Homélie du 5e dimanche de Pâques
« Tous reconnaîtront »
L’amour rayonne. Il vient à nous du Père, par Jésus ; puis par nous, il peut illuminer le monde. Lorsque Jésus nous dit : « tous reconnaîtront que vous êtes mes disciples : si vous avez de l’amour les uns pour les autres. », ce n’est pas simplement pour nous donner un signe distinctif, c’est pour nous dire que l’être même du chrétien c’est de resplendir de l’amour de Dieu.

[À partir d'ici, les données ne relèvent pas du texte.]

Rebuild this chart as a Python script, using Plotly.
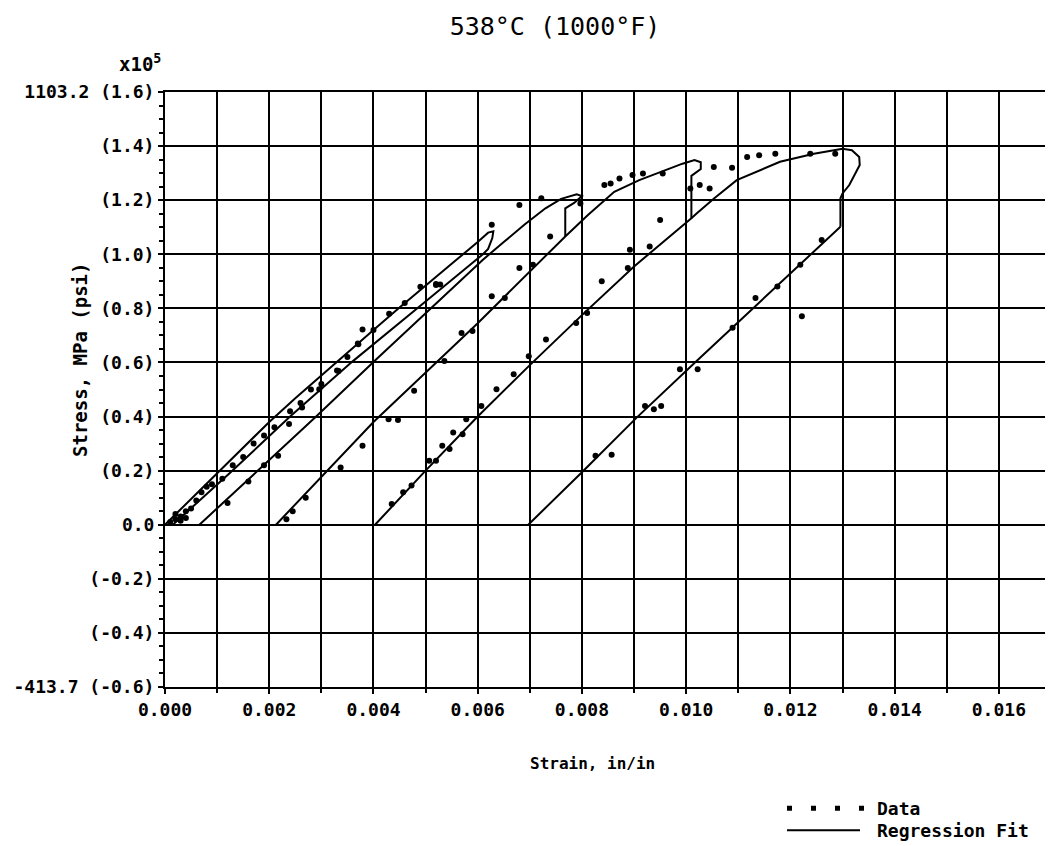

De ce point de vue, le chrétien est semblable à son maître. En effet, lorsque le Christ dit de lui-même : « Dieu est glorifié en lui » cela signifie que Jésus ne tient pas sa gloire de lui-même. S’il est une lumière pour nous, c’est qu’il reflète le Père ; et nous sommes appelés à entrer dans cette transmission à notre tour. Le Seigneur nous a choisis pour être des reflets de sa lumière. Ceux qui répondent à cet appel sont les saints.
Or, le saint n’est pas plus riche que le pécheur : l’un et l’autre n’ont rien. Le saint et le pécheur sont comme chacun de nous : pauvres. Nul d’entre nous n’a rien dont il puisse se prévaloir, rien dont il puisse dire : cela, c’est moi qui l’ai fait, je ne le dois qu’à moi, ça m’appartient en propre. Qu’as-tu que tu n’aies reçu ? Le saint et le pécheur sont aussi pauvres l’un que l’autre. Mais, là où nous sommes tentés de cacher notre pauvreté, le saint a compris que son indigence était un canal de la grâce et que la masquer était risquer de le boucher. Le saint a très simplement présenté sa pauvreté au Seigneur, il la lui a ouverte, il est arrivé les mains dépouillées, le cœur vide.
Mieux encore, le saint ne se contente pas de s’ouvrir à Dieu pour être comblé d’amour. Il n’en retient rien pour lui-même. Il sait qu’il est vide mais il ne se préoccupe pas de se remplir, il ouvre tout autant son être à tous les autres. Il s’apparente à un tuyau ouvert aux deux bouts, recevant tout de Dieu pour faire descendre tout vers ceux qui s’approchent de lui.
Pour protéger le peu qu’ils croient avoir, certains se ferment de tous côtés et d’autres essayent de recueillir la moindre parcelle de la grâce en s’ouvrant à Dieu mais en cherchant à tout retenir pour eux. D’autres enfin, par un élan de générosité, veulent tout donner et s’ouvrent aux autres mais, en oubliant qu’ils n’ont rien, ils ne donnent qu’eux-mêmes – c’est-à-dire pas grand-chose – à ceux vers lesquels ils s’avancent.
Le saint n’a rien, ne cherche pas à avoir et, sans rien retenir, donne ce qu’il reçoit de Dieu à l’instant. Ouvert vers le ciel autant que vers le monde, il n’est que transparence à l’amour du Dieu qui peut alors l’illuminer en même temps qu’il rayonne à travers lui. Mais il ne le sait même pas. Les autres voient là l’image même de Dieu ; en contemplant l’amour dont le saint vit, ils reconnaissent en lui un disciple du Christ ; lui n’est préoccupé que de Dieu dont il tient tout et des autres à qui il donne tout. Amen.